Platelet antigens are expressed on a number of glycoproteins (GP). Interactions of the platelet glycoproteins with the extracellular environment is important to platelet function:
- GPIIb/IIIa, a heterodimeric integrin made up of α and β subunits and encoded on chromosome 17, is a fibrinogen receptor
- GPIb/IX/V, made up of 4 transmembrane components, with subunits encoded on chromosome 17 and chromosome 22, is a von Willibrand factor receptor involved in platelet adhesion
- GPIa/IIa is a collagen receptor
- CD109 may be involved in cell-cell interactions
Single amino acid substitutions in the sequences of these glycoproteins give rise to different platelet specific antigens.

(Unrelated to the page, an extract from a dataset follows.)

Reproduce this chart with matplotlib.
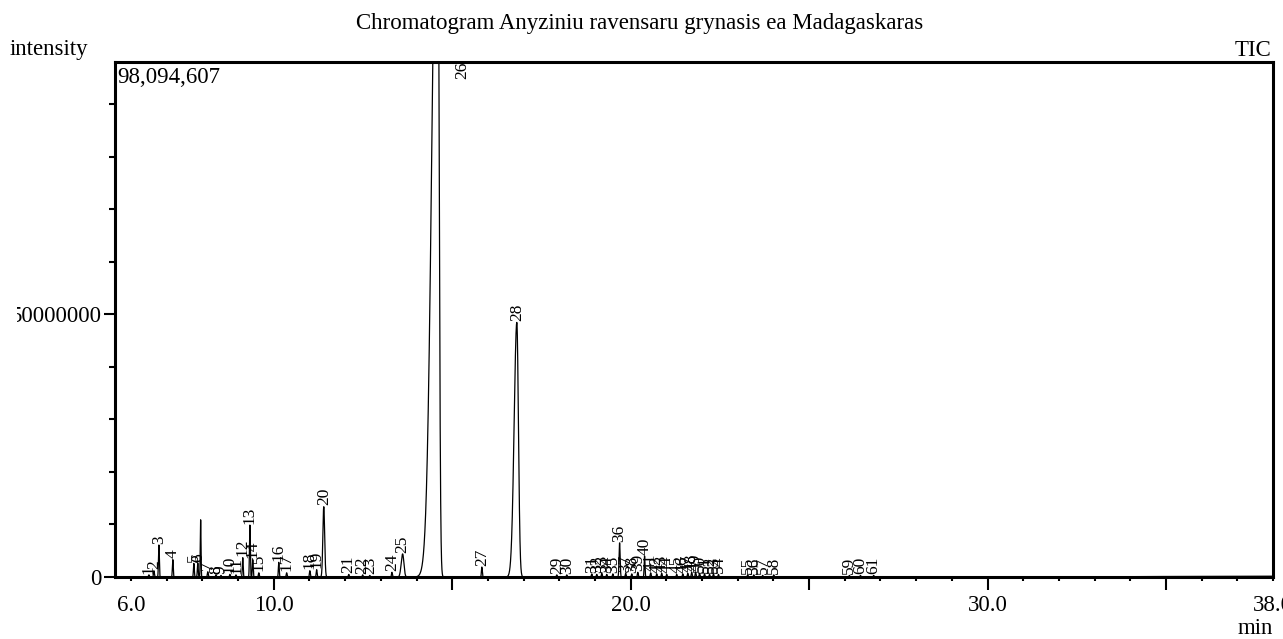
import numpy as np
import matplotlib
matplotlib.use("Agg")
import matplotlib.pyplot as plt
from matplotlib.transforms import Bbox

plt.rcParams['font.family'] = ['Liberation Serif', 'DejaVu Serif']

# ---- data ----
peak_labels = [str(i) for i in range(1, 62)]
peak_times = [6.50, 6.64, 6.78, 7.17, 7.76, 7.87, 8.15, 8.38, 8.52, 8.77,
              8.94, 9.13, 9.33, 9.41, 9.58, 10.14, 10.36, 11.01, 11.20, 11.40,
              12.10, 12.49, 12.69, 13.31, 13.61, 14.59, 15.83, 16.81, 17.93, 18.21,
              18.91, 19.05, 19.19, 19.33, 19.50, 19.69, 19.86, 20.03, 20.20, 20.39,
              20.56, 20.73, 20.87, 21.01, 21.29, 21.46, 21.60, 21.71, 21.82, 21.93,
              22.07, 22.21, 22.32, 22.46, 23.28, 23.45, 23.70, 24.01, 26.13, 26.44,
              26.81]
peak_heights = [0.4e6, 1.2e6, 6.1e6, 3.3e6, 2.6e6, 2.7e6, 1.0e6, 0.4e6, 0.3e6, 0.5e6,
                0.4e6, 3.7e6, 9.9e6, 3.3e6, 0.8e6, 2.8e6, 0.8e6, 1.2e6, 1.4e6, 13.4e6,
                0.5e6, 0.4e6, 0.3e6, 0.9e6, 4.4e6, 147e6, 1.9e6, 48.5e6, 0.4e6, 0.4e6,
                0.6e6, 0.5e6, 0.7e6, 0.5e6, 0.6e6, 6.5e6, 0.7e6, 0.6e6, 0.9e6, 4.0e6,
                0.8e6, 0.6e6, 0.7e6, 0.5e6, 0.5e6, 0.6e6, 0.7e6, 0.9e6, 0.9e6, 0.7e6,
                0.6e6, 0.5e6, 0.6e6, 0.5e6, 0.4e6, 0.4e6, 0.3e6, 0.4e6, 0.3e6, 0.3e6,
                0.3e6]
# left / right peak widths (sigma, minutes)
peak_sig_left = [0.012] * 61
peak_sig_right = [0.012] * 61
peak_sig_left[19], peak_sig_right[19] = 0.025, 0.025    # 20
peak_sig_left[24], peak_sig_right[24] = 0.04, 0.035     # 25
peak_sig_left[25], peak_sig_right[25] = 0.15, 0.04      # 26
peak_sig_left[27], peak_sig_right[27] = 0.075, 0.045    # 28
peak_sig_left[35], peak_sig_right[35] = 0.015, 0.015    # 36

# unlabeled spike
extra_times = [7.95]
extra_heights = [10.9e6]

baseline_t = [5.55, 32.0, 34.0, 38.0]
baseline_v = [0.0, 0.0, 0.08e6, 0.15e6]

x_min, x_max = 5.55, 38.0
y_max = 98094607

# ---- build trace ----
t = np.linspace(x_min, x_max, 30000)
y = np.interp(t, baseline_t, baseline_v)
for tc, h, sl, sr in zip(peak_times, peak_heights, peak_sig_left, peak_sig_right):
    s = np.where(t < tc, sl, sr)
    y = y + h * np.exp(-0.5 * ((t - tc) / s) ** 2)
for tc, h in zip(extra_times, extra_heights):
    y = y + h * np.exp(-0.5 * ((t - tc) / 0.01) ** 2)

fig = plt.figure(figsize=(12.83, 6.39), dpi=100)
ax = fig.add_axes([115 / 1283, 1 - 577 / 639, (1273 - 115) / 1283, (577 - 62) / 639])
ax.plot(t, y, color='black', lw=0.9)
ax.set_xlim(x_min, x_max)
ax.set_ylim(0, y_max)

for sp in ax.spines.values():
    sp.set_linewidth(2.2)

# labels
for lab, tc, h in zip(peak_labels, peak_times, peak_heights):
    if h > y_max:
        ax.text(tc + 0.7, y_max, lab, rotation=90, ha='center', va='top', fontsize=12.5)
    else:
        ax.text(tc, h + 0.25e6, lab, rotation=90, ha='center', va='bottom', fontsize=12.5)

# x ticks
ax.set_xticks([10, 15, 20, 25, 30, 35])
ax.set_xticklabels(['10.0', '', '20.0', '', '30.0', ''])
minor = list(range(6, 38)) + [38]
ax.set_xticks(minor, minor=True)
ax.set_xticklabels(['6.0'] + [''] * (len(minor) - 2) + ['38.0'], minor=True)
ax.tick_params(axis='x', which='major', length=9, width=1.5, pad=4, labelsize=16.5)
ax.tick_params(axis='x', which='minor', length=3, width=1.5, pad=10, labelsize=16.5)

# y ticks
ax.set_yticks([0, 50000000])
ax.set_yticklabels(['0', '50000000'])
ax.set_yticks(np.arange(10e6, 100e6, 10e6), minor=True)
ax.tick_params(axis='y', which='major', length=8, width=1.5, pad=2, labelsize=16.5)
ax.tick_params(axis='y', which='minor', length=4, width=1.5)
for lbl in ax.get_yticklabels():
    lbl.set_clip_box(Bbox([[17, 0], [1283, 639]]))
    lbl.set_clip_on(True)

ax.text(0.002, 0.99, '98,094,607', transform=ax.transAxes, ha='left', va='top', fontsize=16.5)

fig.text(640 / 1283, 1 - 23 / 639, 'Chromatogram Anyziniu ravensaru grynasis ea Madagaskaras',
         ha='center', va='center', fontsize=16.5)
fig.text(49 / 1283, 1 - 50 / 639, 'intensity', ha='center', va='center', fontsize=16.5)
fig.text(1253 / 1283, 1 - 50 / 639, 'TIC', ha='center', va='center', fontsize=16.5)
fig.text(1255 / 1283, 1 - 628 / 639, 'min', ha='center', va='center', fontsize=16.5)

fig.savefig('out.png', dpi=100)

The platelet antigen system is made up of 24 alloantigens which have been defined by serology. Twelve of these antigens have had the thetical and antithetical antigens defined i.e. they are biallelic antigens – HPA-1a and -1b, -2a and -2b, -3a and -3b, -4a and -4b, -5a and -5b and -15a and -15b. The remaining 12 HPA antigens have had the thetical but not the antithetical antigens observed. Altogether, the molecular basis of 22 of the 24 HPA antigens have been defined. These include the biallelic as well as HPA-6w, -7w, -8w, -9w, -10w, -11w, -12w, -13w, -14w, -16w.
The distribution of HPA antigens on glycoproteins is as follows:
| Antigen | Glycoprotein |
| HPA-1 | GPIIIa |
| HPA-2 | GPIbα |
| HPA-3 | GPIIb |
| HPA-4 | GPIIIa |
| HPA-5 | GPIa |
| HPA-6w | GPIIIa |
| HPA-7w | GPIIIa |
| HPA-8w | GPIIIa |
| HPA-9w | GPIIb |
| HPA-10w | GPIIIa |
| HPA-11w | GPIIIa |
| HPA-12w | GPIbβ |
| HPA-13w | GPIa |
| HPA-14w | GPIIIa |
| HPA-15 | CD109 |
| HPA-16w | GPIIIa |
GP to HPA Mapping
| Glycoprotein | HPA |
| GPIa | HPA-5 |
| GPIb | HPA-2 HPA-12w |
| GPIIa | |
| GPIIb | HPA-3 HPA-9w |
| GPIIIa | HPA-1 HPA-4 HPA-6w HPA-7w HPA-8w HPA-10w HPA-11w HPA-14w HPA-16w |
| CD109 | HPA-15 |
GP Complex to Common HPA Mappings:
| GP Complex | Biallelic HPA |
| GPIIIa/IIb | HPA-1 HPA-3 HPA-4 |
| GPIb/IX/V | HPA-2 |
| GPIa/IIa | HPA-5 |
| CD109 | HPA-15 |
In pregnancy, treatment of ITP involves treating the mother to minimise bleeding by regular checking of platelet counts. Treatment is not required in the absence of bleeding unless platelet counts drop below 20. First line treatment is with steroid, primarily the corticosteroid prednisone. If effective, it leads to an increase in platelet count within 3-5 days. The duration of use should be kept to a minimum as steroid use is not unharmful to the baby. IvIG is a second line treatment if patient does not respond to steroids. Anti-D can be used in Rh-D Neg mothers. Evidence for the use of other steroid sparing alternative treatments such as Rituximab and thrombopoietin in pregnancy is limited. Some experts recommend early deliver, even caesarean, to reduce the risk of intracranial haemorrhage as a result of low platelet count.
In the neonate, the major risk is intracranial bleeding due to NAIT. A platelet count at birth is required. A cranial ultrasound may be required if the platelet count < 50. Treatment involves rapid platelet transfusion, usually with HPA-1a5b Neg platelets ahead of platelet genotyping. Use of IvIG has been demonstrated to increase platelet count in some NAIT cases.